Along with the damage to winery buildings, concern is growing over the amount of vineyard acreage that has burned or been severely damaged. For example, Potter Valley in Mendocino County suffered losses to vines on at least five properties totaling about 200 acres. It takes anywhere from three to five years for a replanted vineyard to start producing fruit again.

“You're talking about five years of not having revenue coming in,” said Rob McMillan, founder of Silicon Valley Bank's wine division based in St. Helena.

Among Santa Rosa's large employers, Amy's Kitchen reopened its food plant on Northpoint Parkway on a limited schedule Thursday, a spokeswoman said. The company employs more than 860 people in the county, mostly in Santa Rosa.

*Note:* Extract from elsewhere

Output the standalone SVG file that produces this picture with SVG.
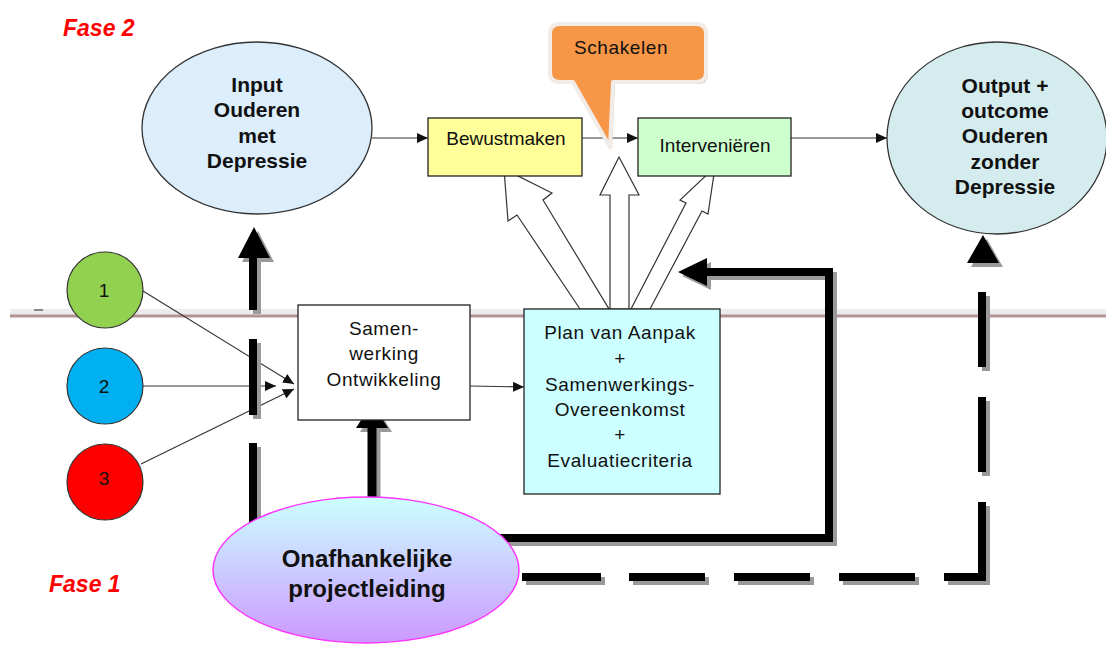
<svg xmlns="http://www.w3.org/2000/svg" xmlns:xlink="http://www.w3.org/1999/xlink" width="1106" height="647" viewBox="0 0 1106 647">
<style>
.t{font-family:"Liberation Sans",Arial,sans-serif;fill:#111;text-anchor:middle}
.r{font-size:19px;letter-spacing:0.6px}
.n{letter-spacing:0}
.b{font-size:21px;font-weight:bold}
.thin{stroke:#333;stroke-width:1.2;fill:none}
.box{stroke:#222;stroke-width:1.3}
.hollow{fill:#fff;stroke:#333;stroke-width:1.2;stroke-linejoin:miter}
.fase{font-family:"Liberation Sans",Arial,sans-serif;font-size:23px;font-weight:bold;font-style:italic;fill:#ff0000}
</style>
<defs>
<marker id="ah" markerUnits="userSpaceOnUse" markerWidth="12" markerHeight="10" refX="11" refY="5" orient="auto">
<path d="M0,0 L11,5 L0,10 Z" fill="#111"/>
</marker>
<linearGradient id="pg" x1="0" y1="0" x2="0" y2="1">
<stop offset="0" stop-color="#ccffff"/>
<stop offset="1" stop-color="#cc99ff"/>
</linearGradient>
<g id="thick">
<path d="M253,525 V443 M253,415 V339 M253,310 V256" fill="none" stroke="currentColor" stroke-width="8"/>
<polygon points="238,258 254,227 270,258" fill="currentColor"/>
<path d="M372,504 V427" fill="none" stroke="currentColor" stroke-width="9"/>
<polygon points="356,428 372,403 388,428" fill="currentColor"/>
<path d="M500,538 H829 V272 H705" fill="none" stroke="currentColor" stroke-width="8" stroke-linejoin="miter"/>
<polygon points="707,258 678,272 707,286" fill="currentColor"/>
<path d="M522,577 H601 M629,577 H705 M734,577 H810 M839,577 H915 M944,577 H982 V502 M982,472 V397 M982,367 V292" fill="none" stroke="currentColor" stroke-width="8" stroke-linejoin="miter"/>
<polygon points="967,263 983,235 999,263" fill="currentColor"/>
</g>
</defs>
<rect width="1106" height="647" fill="#fff"/>

<g id="divider">
<rect x="10" y="309" width="1096" height="6" fill="#ececec"/>
<line x1="10" y1="316" x2="1106" y2="316" stroke="#b39494" stroke-width="3"/>
<line x1="34" y1="310" x2="43" y2="310" stroke="#666" stroke-width="1.5"/>
</g>

<g id="labels">
<text class="fase" x="63" y="36">Fase 2</text>
<text class="fase" x="49" y="592">Fase 1</text>
</g>

<g id="connectors">
<polygon class="hollow" points="580,309 517,215 508,221 504,169 552,193 543,200 609,309"/>
<polygon class="hollow" points="610,309 610,195 600,195 619,157 639,195 629,195 629,309"/>
<polygon class="hollow" points="631,309 686,203 680,200 715,167 708,214 702,211 650,309"/>
<line class="thin" x1="372" y1="138" x2="428" y2="138" marker-end="url(#ah)"/>
<line class="thin" x1="582" y1="138" x2="638" y2="138" marker-end="url(#ah)"/>
<line class="thin" x1="791" y1="138" x2="887" y2="138" marker-end="url(#ah)"/>
<line class="thin" x1="143" y1="291" x2="294" y2="384" marker-end="url(#ah)"/>
<line class="thin" x1="143" y1="386" x2="276" y2="386" marker-end="url(#ah)"/>
<line class="thin" x1="141" y1="464" x2="294" y2="389" marker-end="url(#ah)"/>
<line class="thin" x1="470" y1="386" x2="524" y2="387" marker-end="url(#ah)"/>
<use xlink:href="#thick" href="#thick" transform="translate(4,4)" color="#9a9a9a"/>
<use xlink:href="#thick" href="#thick" color="#000"/>
</g>

<g id="bewustmaken">
<rect class="box" x="428" y="118" width="154" height="58" fill="#ffff99"/>
<text class="t r n" x="506" y="145">Bewustmaken</text>
</g>
<g id="interventie">
<rect class="box" x="638" y="118" width="153" height="58" fill="#ccffcc"/>
<text class="t r n" x="715" y="152">Interveniëren</text>
</g>

<g id="input">
<ellipse cx="257" cy="128" rx="115" ry="86" fill="#dcedfb" stroke="#333" stroke-width="1.3"/>
<text class="t b" x="257" y="92">Input</text>
<text class="t b" x="257" y="117">Ouderen</text>
<text class="t b" x="257" y="143">met</text>
<text class="t b" x="257" y="168">Depressie</text>
</g>

<g id="output">
<ellipse cx="997" cy="138" rx="110" ry="96" fill="#d5ecee" stroke="#333" stroke-width="1.3"/>
<text class="t b" x="1005" y="93">Output +</text>
<text class="t b" x="1005" y="118">outcome</text>
<text class="t b" x="1005" y="143">Ouderen</text>
<text class="t b" x="1005" y="169">zonder</text>
<text class="t b" x="1005" y="194">Depressie</text>
</g>

<g id="schakelen">
<path d="M563,26 H698 Q708,26 708,36 V74 Q708,84 698,84 H615 L612,149 L575,84 H563 Q553,84 553,74 V36 Q553,26 563,26 Z" fill="#d9c3b0"/>
<path d="M560,24 H696 Q706,24 706,34 V72 Q706,82 696,82 H613 L610,147 L573,82 H560 Q550,82 550,72 V34 Q550,24 560,24 Z" fill="#f79646" stroke="#f1ece8" stroke-width="4" stroke-linejoin="round"/>
<text class="t r" x="621" y="54">Schakelen</text>
</g>

<g id="p1">
<circle cx="105" cy="290" r="38" fill="#92d050" stroke="#333" stroke-width="1.2"/>
<text class="t r n" x="104" y="297">1</text>
</g>
<g id="p2">
<circle cx="105" cy="386" r="38" fill="#00b0f0" stroke="#333" stroke-width="1.2"/>
<text class="t r n" x="104" y="393">2</text>
</g>
<g id="p3">
<circle cx="105" cy="482" r="38" fill="#ff0000" stroke="#333" stroke-width="1.2"/>
<text class="t r n" x="104" y="485">3</text>
</g>

<g id="samenwerking">
<rect class="box" x="298" y="305" width="172" height="115" fill="#fff"/>
<text class="t r" x="384" y="335">Samen-</text>
<text class="t r" x="384" y="360">werking</text>
<text class="t r" x="384" y="386">Ontwikkeling</text>
</g>

<g id="plan">
<rect class="box" x="524" y="309" width="196" height="185" fill="#ccffff"/>
<text class="t r" x="620" y="339">Plan van Aanpak</text>
<text class="t r" x="620" y="365">+</text>
<text class="t r" x="620" y="391">Samenwerkings-</text>
<text class="t r" x="620" y="416">Overeenkomst</text>
<text class="t r" x="620" y="441">+</text>
<text class="t r" x="620" y="467">Evaluatiecriteria</text>
</g>

<g id="projectleiding">
<ellipse cx="366" cy="570" rx="153" ry="73" fill="url(#pg)" stroke="#ff33ff" stroke-width="1.5"/>
<text class="t" x="367" y="567" style="font-size:24px;font-weight:bold">Onafhankelijke</text>
<text class="t" x="367" y="597" style="font-size:24px;font-weight:bold">projectleiding</text>
</g>
</svg>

Amy's owners Andy and Rachel Berliner said staff was surveying workers who had lost homes.

“We are working to deliver direct support to these employees,” the Berliners said in a statement.

Another major employer, electronic measurement device maker Keysight Technologies, has taken several steps on behalf of its 1,300 workers in Santa Rosa.

Keysight, the biggest company headquartered in the county, announced it will pay full wages for workers off last week while the campus was closed. It also will provide $10,000 to employees who lost homes and $1,000 for those in need of emergency housing.

And the company has established an off-site employee relief center in the city where its workers and their families can get a free meal, drop off or receive donated items and simply hang out with colleagues, said CEO Ron Nersesian.

Keysight has 11,000 employees around the world, and many of them have reached out to ask how they can help the affected workers in Santa Rosa.

“People are concerned about their fellow employees, Nersesian said.

Several business leaders suggested the region's fires struck at a time of relative strength for the local economy.

Al Lerma, business development director at the county's Economic Development Board, recalled how a few weeks back colleagues were discussing that the county's low unemployment, rising home prices and general outlook would be the envy of most any other place around the nation.

“We were all sitting around talking about how this economy is humming all well, and the only thing that could throw us off would be a natural disaster,” Lerma said.

Across Santa Rosa, owners of both homes and businesses are looking at the possibility that recovery could take years. But the community has a history of rebuilding. Coe noted the chamber of commerce was formed here to help the community recover after the 1906 earthquake.

“This is in our genetic makeup and we will lead the way again in doing that,” he said.

In the short term, owners and company executives said they will be looking for ways to care for their workers.

“When something like this happens, we all kind of hurt together,” said Alhers of La Tortilla Factory.